线程<Thread>,是cpu能够调用的最小单位,是os发向cpu的一对指令,是进程中的实际运作单位;

进程<Process>, 每一个程序的内存是独立的,每个程序以整体的形式由os进行管理,os对程序进行整体的包装,里面包含各种资源的调用,如内存的管理,网络接口调用等;
对各种资源管理的集合就可以称为进程<Process>;

进程与线程的关系

进程要操作CPU,要执行,必须至少要先创建一个线程;进程本身并不具备执行能力,只是各种资源的集合;

在一个进程中的所有线程共享这个进程的内存空间,访问同一块数据时,为了保证有序性,使用互斥锁,串行访问;

每个进程启动时会创建一个线程即主线程,主线程可以创建子线程,但是子线程是独立的,除非被设置为守护线程,否则不受主线程影响;

进程与线程的区别

a.线程共享内存空间,进程<包括子进程>的内存是独立的,子进程copy父进程的内存并独立划分出自己的内存空间;  

b.同一个进程的线程们可以直接交流<涉及数据共享及信息传递>,两个进程间的通信,必须通过一个中间代理来实现;

c.新线程容易创建,新进程需要对其父进程进行一次克隆;

d.一个线程可以控制和操作同一进程里的其他线程,但是进程只能操作子进程;

e.对主线程的修改有可能影响到同一进程内的其他线程的行为,但是对一个父进程的修改,对子进程没有任何影响;

Thread的两种实现

方式一:直接调用

import threading, time
"""
the simplest threading;
"""

# 这是一个任务
def run(n):
    print("task", n)
    time.sleep(2)

# 启动两个线程执行这个任务
t1 = threading.Thread(target=run, args=("t1",))
t2 = threading.Thread(target=run, args=("t2",))
t1.start()
t2.start()

方式二:继承式调用

import threading, time
"""
the threading of a class;
"""

class Mythread(threading.Thread):

    def __init__(self, n):
        super(Mythread, self).__init__()
        self.n = n

    def run(self):
        print("running task", self.n)
        time.sleep(10)


t1 = Mythread("t1")
t2 = Mythread("t2")
t1.start()
t2.start()
Thread的deamon线程

Some threads do background tasks, like sending keepalive packets, or performing periodic garbage collection, or whatever. These are only useful when the main program is running, and it's okay to kill them off once the other, non-daemon, threads have exited.
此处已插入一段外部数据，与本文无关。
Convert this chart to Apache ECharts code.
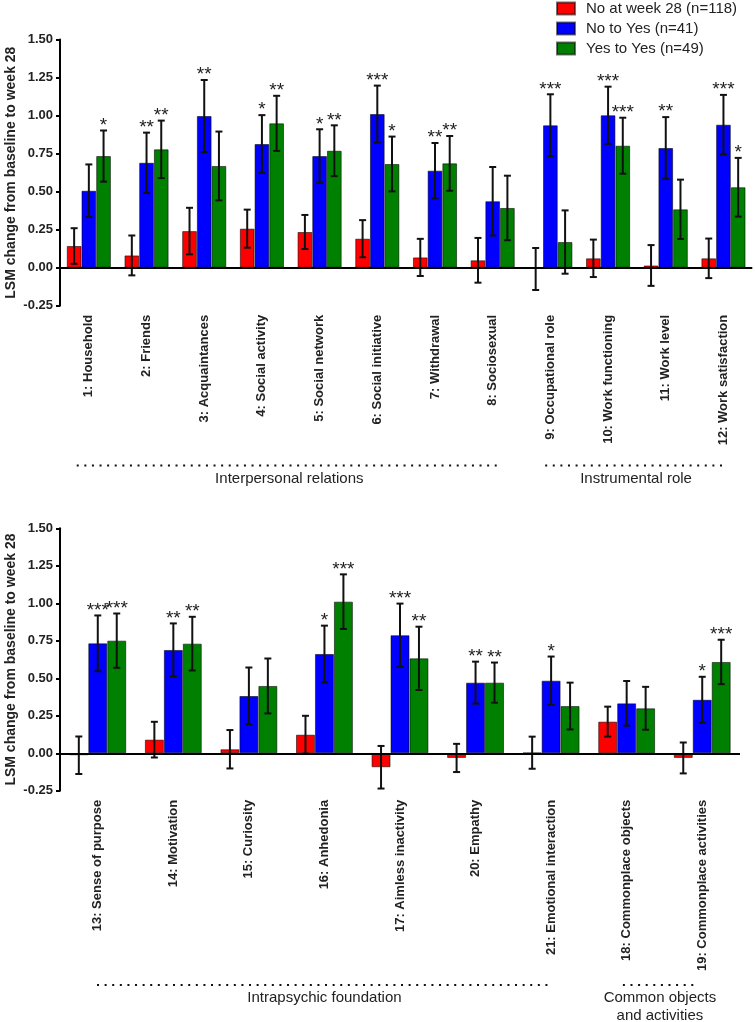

Without daemon threads, you'd have to keep track of them, and tell them to exit, before your program can completely quit. By setting them as daemon threads, you can let them run and forget about them, and when your program quits, any daemon threads are killed automatically.

Note:Daemon threads are abruptly stopped at shutdown. Their resources (such as open files, database transactions, etc.) may not be released properly. If you want your threads to stop gracefully, make them non-daemonic and use a suitable signalling mechanism such as an Event.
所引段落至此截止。